- Stated problem: Without the pictures, repeat the listing character for character.

- Material provided:

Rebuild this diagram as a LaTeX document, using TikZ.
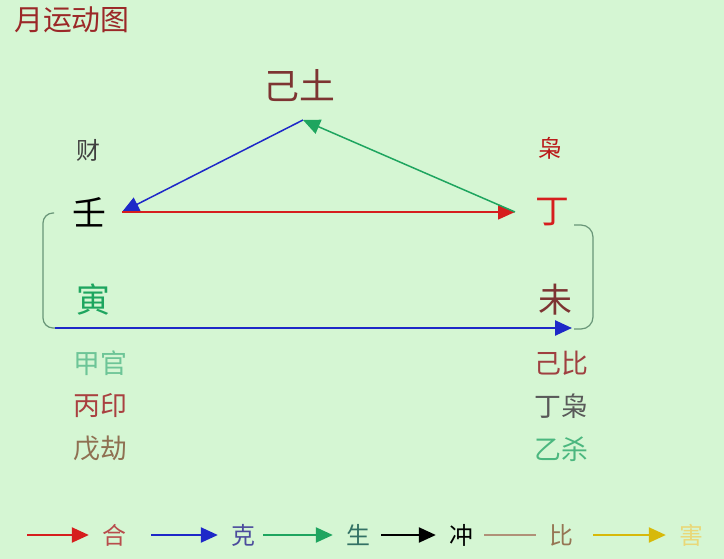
\documentclass[tikz,border=0pt]{standalone}
\usepackage{fontspec}
\setmainfont{Noto Sans CJK SC}
\usetikzlibrary{arrows.meta}
\definecolor{bg}{RGB}{213,246,211}
\definecolor{hered}{RGB}{214,30,30}
\definecolor{keblue}{RGB}{30,40,200}
\definecolor{shgreen}{RGB}{30,165,95}
\definecolor{brk}{RGB}{105,150,120}
\definecolor{tuc}{RGB}{125,52,50}
\definecolor{tit}{RGB}{155,40,40}
\definecolor{bic}{RGB}{176,145,120}
\definecolor{haiy}{RGB}{215,185,10}

\begin{document}
\begin{tikzpicture}[x=1bp,y=-1bp,
	big/.style={font=\fontsize{34}{34}\selectfont},
	mid/.style={font=\fontsize{24}{24}\selectfont},
	lst/.style={font=\fontsize{27}{27}\selectfont,anchor=west,inner sep=0pt},
	leg/.style={font=\fontsize{24}{24}\selectfont,inner xsep=13bp,inner ysep=0pt},
	arr/.style={line width=1.5bp,-{Triangle[length=17bp,width=15bp]}},
	legarr/.style={line width=2.2bp,-{Triangle[length=17bp,width=15bp]}}]
		\fill[bg] (0,0) rectangle (724,559);
		\useasboundingbox (0,0) rectangle (724,559);
		\node[font=\fontsize{29}{29}\selectfont,tit,anchor=west,inner sep=0pt] (title) at (14,20) {月运动图}; %标题
		\node[font=\fontsize{36}{36}\selectfont,tuc] (ji) at (299,86) {己土}; %己土
		\node[mid,black!75] (cai) at (88,150) {财};
		\node[mid,red!70!black!90] (xiao) at (550,148) {枭};
		\node[big,black] (ren) at (89,212) {壬}; %年干
		\node[big,hered] (ding) at (552,212) {丁}; %月干
		\node[big,shgreen] (yin) at (93,300) {寅}; %年支
		\node[big,tuc] (wei) at (555,300) {未}; %月支
		\coordinate (top) at (303,120);
		\coordinate (rp) at (122,212);
		\coordinate (dp) at (515,212);
		\coordinate (bl) at (55,328);
		\coordinate (br) at (572,328);
		\draw[arr,keblue] (top)--(rp);
		\draw[arr,hered] (rp)--(dp);
		\draw[arr,shgreen] (dp)--(top);
		\draw[brk,line width=1.2bp,rounded corners=10bp] (54,213)--(43,213)--(43,328)--(bl);
		\draw[brk,line width=1.2bp,rounded corners=12bp] (574,225)--(593,225)--(593,329)--(574,329);
		\draw[arr,keblue,line width=2.5bp] (bl)--(br);
		%藏干
		\node[lst,shgreen!65] (l1) at (73,363) {甲官};
		\node[lst,red!55!black!75] (l2) at (73,406) {丙印};
		\node[lst,brown!60!black!80] (l3) at (73,449) {戊劫};
		\node[lst,red!50!black!75] (r1) at (534,363) {己比};
		\node[lst,black!65] (r2) at (534,406) {丁枭};
		\node[lst,shgreen!80] (r3) at (534,449) {乙杀};
		%图例
		\node[leg,red!60!black!70] (he) at (114,535) {合};
		\node[leg,blue!45!black!70] (ke) at (243,535) {克};
		\node[leg,blue!45!green!55!black!80] (sh) at (358,535) {生};
		\node[leg,black] (ch) at (461,535) {冲};
		\node[leg,brown!65!black!80] (bi) at (561,535) {比};
		\node[leg,haiy!55] (hai) at (691,535) {害};
		\coordinate (s1) at (27,535);
		\coordinate (s2) at (151,535);
		\coordinate (s3) at (263,535);
		\coordinate (s4) at (381,535);
		\coordinate (s5) at (484,535);
		\coordinate (s6) at (593,535);
		\draw[legarr,hered] (s1)--(he.west);
		\draw[legarr,keblue] (s2)--(ke.west);
		\draw[legarr,shgreen] (s3)--(sh.west);
		\draw[legarr,black] (s4)--(ch.west);
		\draw[line width=2.2bp,bic] (s5)--(bi.west);
		\draw[legarr,haiy] (s6)--(hai.west);
	\end{tikzpicture}
\end{document}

- Output below:
Rebuild this diagram as a LaTeX document, using TikZ.
\documentclass[tikz,border=0pt]{standalone}
\usepackage{fontspec}
\setmainfont{Noto Sans CJK SC}
\usetikzlibrary{arrows.meta}
\definecolor{bg}{RGB}{213,246,211}
\definecolor{hered}{RGB}{214,30,30}
\definecolor{keblue}{RGB}{30,40,200}
\definecolor{shgreen}{RGB}{30,165,95}
\definecolor{brk}{RGB}{105,150,120}
\definecolor{tuc}{RGB}{125,52,50}
\definecolor{tit}{RGB}{155,40,40}
\definecolor{bic}{RGB}{176,145,120}
\definecolor{haiy}{RGB}{215,185,10}

\begin{document}
\begin{tikzpicture}[x=1bp,y=-1bp,
	big/.style={font=\fontsize{34}{34}\selectfont},
	mid/.style={font=\fontsize{24}{24}\selectfont},
	lst/.style={font=\fontsize{27}{27}\selectfont,anchor=west,inner sep=0pt},
	leg/.style={font=\fontsize{24}{24}\selectfont,inner xsep=13bp,inner ysep=0pt},
	arr/.style={line width=1.5bp,-{Triangle[length=17bp,width=15bp]}},
	legarr/.style={line width=2.2bp,-{Triangle[length=17bp,width=15bp]}}]
		\fill[bg] (0,0) rectangle (724,559);
		\useasboundingbox (0,0) rectangle (724,559);
		\node[font=\fontsize{29}{29}\selectfont,tit,anchor=west,inner sep=0pt] (title) at (14,20) {月运动图}; %标题
		\node[font=\fontsize{36}{36}\selectfont,tuc] (ji) at (299,86) {己土}; %己土
		\node[mid,black!75] (cai) at (88,150) {财};
		\node[mid,red!70!black!90] (xiao) at (550,148) {枭};
		\node[big,black] (ren) at (89,212) {壬}; %年干
		\node[big,hered] (ding) at (552,212) {丁}; %月干
		\node[big,shgreen] (yin) at (93,300) {寅}; %年支
		\node[big,tuc] (wei) at (555,300) {未}; %月支
		\coordinate (top) at (303,120);
		\coordinate (rp) at (122,212);
		\coordinate (dp) at (515,212);
		\coordinate (bl) at (55,328);
		\coordinate (br) at (572,328);
		\draw[arr,keblue] (top)--(rp);
		\draw[arr,hered] (rp)--(dp);
		\draw[arr,shgreen] (dp)--(top);
		\draw[brk,line width=1.2bp,rounded corners=10bp] (54,213)--(43,213)--(43,328)--(bl);
		\draw[brk,line width=1.2bp,rounded corners=12bp] (574,225)--(593,225)--(593,329)--(574,329);
		\draw[arr,keblue,line width=2.5bp] (bl)--(br);
		%藏干
		\node[lst,shgreen!65] (l1) at (73,363) {甲官};
		\node[lst,red!55!black!75] (l2) at (73,406) {丙印};
		\node[lst,brown!60!black!80] (l3) at (73,449) {戊劫};
		\node[lst,red!50!black!75] (r1) at (534,363) {己比};
		\node[lst,black!65] (r2) at (534,406) {丁枭};
		\node[lst,shgreen!80] (r3) at (534,449) {乙杀};
		%图例
		\node[leg,red!60!black!70] (he) at (114,535) {合};
		\node[leg,blue!45!black!70] (ke) at (243,535) {克};
		\node[leg,blue!45!green!55!black!80] (sh) at (358,535) {生};
		\node[leg,black] (ch) at (461,535) {冲};
		\node[leg,brown!65!black!80] (bi) at (561,535) {比};
		\node[leg,haiy!55] (hai) at (691,535) {害};
		\coordinate (s1) at (27,535);
		\coordinate (s2) at (151,535);
		\coordinate (s3) at (263,535);
		\coordinate (s4) at (381,535);
		\coordinate (s5) at (484,535);
		\coordinate (s6) at (593,535);
		\draw[legarr,hered] (s1)--(he.west);
		\draw[legarr,keblue] (s2)--(ke.west);
		\draw[legarr,shgreen] (s3)--(sh.west);
		\draw[legarr,black] (s4)--(ch.west);
		\draw[line width=2.2bp,bic] (s5)--(bi.west);
		\draw[legarr,haiy] (s6)--(hai.west);
	\end{tikzpicture}
\end{document}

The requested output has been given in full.